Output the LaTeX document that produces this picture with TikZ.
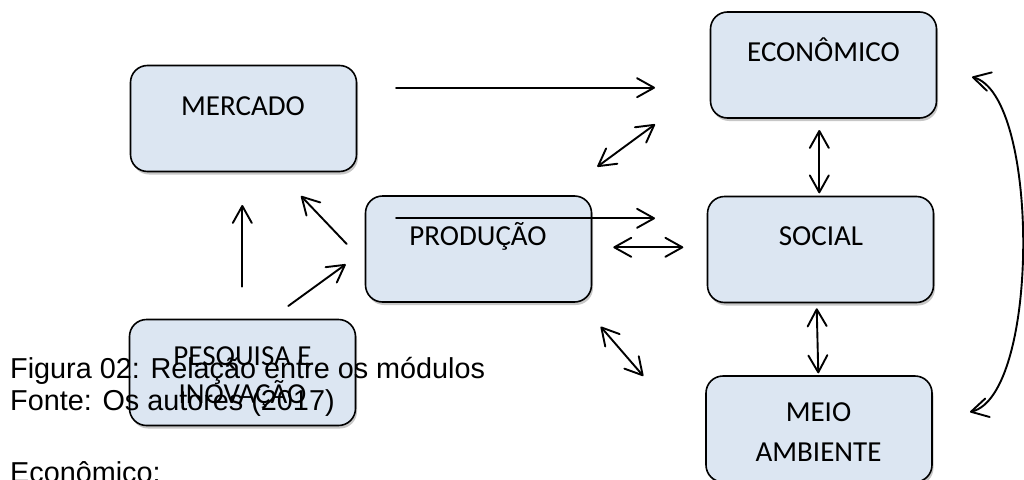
\documentclass[tikz,border=0pt]{standalone}
\usepackage{fontspec}
\setmainfont{Liberation Sans}
\newfontfamily\boxfont{Carlito}
\usetikzlibrary{arrows.meta,shadows}
\definecolor{boxfill}{HTML}{DCE6F2}
\tikzset{
  modbox/.style={draw=black, line width=1.6pt, fill=boxfill, rounded corners=17pt,
    minimum width=226pt, minimum height=106pt, inner sep=0pt, outer sep=0pt,
    drop shadow={shadow xshift=1.5pt, shadow yshift=-3pt, fill=black, opacity=0.22}},
  boxtext/.style={anchor=base, inner sep=0pt, font=\boxfont\fontsize{29}{35}\selectfont},
  captext/.style={anchor=base west, inner sep=0pt, font=\fontsize{28.8}{34}\selectfont},
  conn/.style={line width=1.9pt, line join=round, line cap=round},
  >={Straight Barb[length=17pt,width=19pt,line join=round,line cap=round]}
}
\begin{document}
\begin{tikzpicture}[x=1pt,y=-1pt]
\useasboundingbox (0,0) rectangle (1024,479);
\clip (0,0) rectangle (1024,479);

% boxes
\node[modbox] (mercado)   at (243.5,118.5) {};
\node[modbox] (producao)  at (478.5,249)   {};
\node[modbox] (economico) at (823.5,65)    {};
\node[modbox] (social)    at (820.5,249.5) {};
\node[modbox] (meio)      at (819,429)     {};
\node[modbox] (pesquisa)  at (242.5,372.5) {};

% box texts
\node[boxtext] (mercadoT)   at (243,115)    {MERCADO};
\node[boxtext] (producaoT)  at (478,245)    {PRODUÇÃO};
\node[boxtext] (economicoT) at (823.5,61)   {ECONÔMICO};
\node[boxtext] (socialT)    at (821,245)    {SOCIAL};
\node[boxtext] (meioT1)     at (818.5,421.7){MEIO};
\node[boxtext] (meioT2)     at (818.5,461.7){AMBIENTE};
\node[boxtext] (pesqT1)     at (242.5,365)  {PESQUISA E};
\node[boxtext] (pesqT2)     at (242.5,403.5){INOVAÇÃO};

% connector end points
\coordinate (me-s) at (396,87.7);   \coordinate (me-e) at (655,87.7);
\coordinate (pe-s) at (597.3,166.7);\coordinate (pe-e) at (655,124.3);
\coordinate (ps-s) at (396,218.3);  \coordinate (ps-e) at (655,218.3);
\coordinate (ps2-s) at (613.3,247.3);\coordinate (ps2-e) at (683.3,247.3);
\coordinate (pm-s) at (600.7,326.7);\coordinate (pm-e) at (643.3,376);
\coordinate (es-s) at (819.3,130);  \coordinate (es-e) at (819.3,193.3);
\coordinate (sm-s) at (816.7,308.3);\coordinate (sm-e) at (818.3,373.3);
\coordinate (qm-s) at (242.3,286.7);\coordinate (qm-e) at (242.3,205);
\coordinate (pmk-s) at (346.7,244); \coordinate (pmk-e) at (301,196);
\coordinate (qp-s) at (288.3,306);  \coordinate (qp-e) at (345.7,264.3);
\coordinate (cv-s) at (972,77);     \coordinate (cv-e) at (970,412);

% connectors
\draw[conn,->]  (me-s) -- (me-e);
\draw[conn,<->] (pe-s) -- (pe-e);
\draw[conn,->]  (ps-s) -- (ps-e);
\draw[conn,<->] (ps2-s) -- (ps2-e);
\draw[conn,<->] (pm-s) -- (pm-e);
\draw[conn,<->] (es-s) -- (es-e);
\draw[conn,<->] (sm-s) -- (sm-e);
\draw[conn,->]  (qm-s) -- (qm-e);
\draw[conn,->]  (pmk-s) -- (pmk-e);
\draw[conn,->]  (qp-s) -- (qp-e);
\draw[conn,<->] (cv-s) .. controls (1040,95) and (1040,395) .. (cv-e);

% caption text
\node[captext] (cap1) at (10,378)   {Figura 02: Relação entre os módulos};
\node[captext] (cap2) at (10,410)   {Fonte: Os autores (2017)};
\node[captext] (cap3) at (10,482.5) {Econômico:};
\end{tikzpicture}
\end{document}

· · · · ·

*BRIEF*.
Repeat the listing in full and exactly. Leave any pictures out.

*TASK RESULT*.
Output the LaTeX document that produces this picture with TikZ.
\documentclass[tikz,border=0pt]{standalone}
\usepackage{fontspec}
\setmainfont{Liberation Sans}
\newfontfamily\boxfont{Carlito}
\usetikzlibrary{arrows.meta,shadows}
\definecolor{boxfill}{HTML}{DCE6F2}
\tikzset{
  modbox/.style={draw=black, line width=1.6pt, fill=boxfill, rounded corners=17pt,
    minimum width=226pt, minimum height=106pt, inner sep=0pt, outer sep=0pt,
    drop shadow={shadow xshift=1.5pt, shadow yshift=-3pt, fill=black, opacity=0.22}},
  boxtext/.style={anchor=base, inner sep=0pt, font=\boxfont\fontsize{29}{35}\selectfont},
  captext/.style={anchor=base west, inner sep=0pt, font=\fontsize{28.8}{34}\selectfont},
  conn/.style={line width=1.9pt, line join=round, line cap=round},
  >={Straight Barb[length=17pt,width=19pt,line join=round,line cap=round]}
}
\begin{document}
\begin{tikzpicture}[x=1pt,y=-1pt]
\useasboundingbox (0,0) rectangle (1024,479);
\clip (0,0) rectangle (1024,479);

% boxes
\node[modbox] (mercado)   at (243.5,118.5) {};
\node[modbox] (producao)  at (478.5,249)   {};
\node[modbox] (economico) at (823.5,65)    {};
\node[modbox] (social)    at (820.5,249.5) {};
\node[modbox] (meio)      at (819,429)     {};
\node[modbox] (pesquisa)  at (242.5,372.5) {};

% box texts
\node[boxtext] (mercadoT)   at (243,115)    {MERCADO};
\node[boxtext] (producaoT)  at (478,245)    {PRODUÇÃO};
\node[boxtext] (economicoT) at (823.5,61)   {ECONÔMICO};
\node[boxtext] (socialT)    at (821,245)    {SOCIAL};
\node[boxtext] (meioT1)     at (818.5,421.7){MEIO};
\node[boxtext] (meioT2)     at (818.5,461.7){AMBIENTE};
\node[boxtext] (pesqT1)     at (242.5,365)  {PESQUISA E};
\node[boxtext] (pesqT2)     at (242.5,403.5){INOVAÇÃO};

% connector end points
\coordinate (me-s) at (396,87.7);   \coordinate (me-e) at (655,87.7);
\coordinate (pe-s) at (597.3,166.7);\coordinate (pe-e) at (655,124.3);
\coordinate (ps-s) at (396,218.3);  \coordinate (ps-e) at (655,218.3);
\coordinate (ps2-s) at (613.3,247.3);\coordinate (ps2-e) at (683.3,247.3);
\coordinate (pm-s) at (600.7,326.7);\coordinate (pm-e) at (643.3,376);
\coordinate (es-s) at (819.3,130);  \coordinate (es-e) at (819.3,193.3);
\coordinate (sm-s) at (816.7,308.3);\coordinate (sm-e) at (818.3,373.3);
\coordinate (qm-s) at (242.3,286.7);\coordinate (qm-e) at (242.3,205);
\coordinate (pmk-s) at (346.7,244); \coordinate (pmk-e) at (301,196);
\coordinate (qp-s) at (288.3,306);  \coordinate (qp-e) at (345.7,264.3);
\coordinate (cv-s) at (972,77);     \coordinate (cv-e) at (970,412);

% connectors
\draw[conn,->]  (me-s) -- (me-e);
\draw[conn,<->] (pe-s) -- (pe-e);
\draw[conn,->]  (ps-s) -- (ps-e);
\draw[conn,<->] (ps2-s) -- (ps2-e);
\draw[conn,<->] (pm-s) -- (pm-e);
\draw[conn,<->] (es-s) -- (es-e);
\draw[conn,<->] (sm-s) -- (sm-e);
\draw[conn,->]  (qm-s) -- (qm-e);
\draw[conn,->]  (pmk-s) -- (pmk-e);
\draw[conn,->]  (qp-s) -- (qp-e);
\draw[conn,<->] (cv-s) .. controls (1040,95) and (1040,395) .. (cv-e);

% caption text
\node[captext] (cap1) at (10,378)   {Figura 02: Relação entre os módulos};
\node[captext] (cap2) at (10,410)   {Fonte: Os autores (2017)};
\node[captext] (cap3) at (10,482.5) {Econômico:};
\end{tikzpicture}
\end{document}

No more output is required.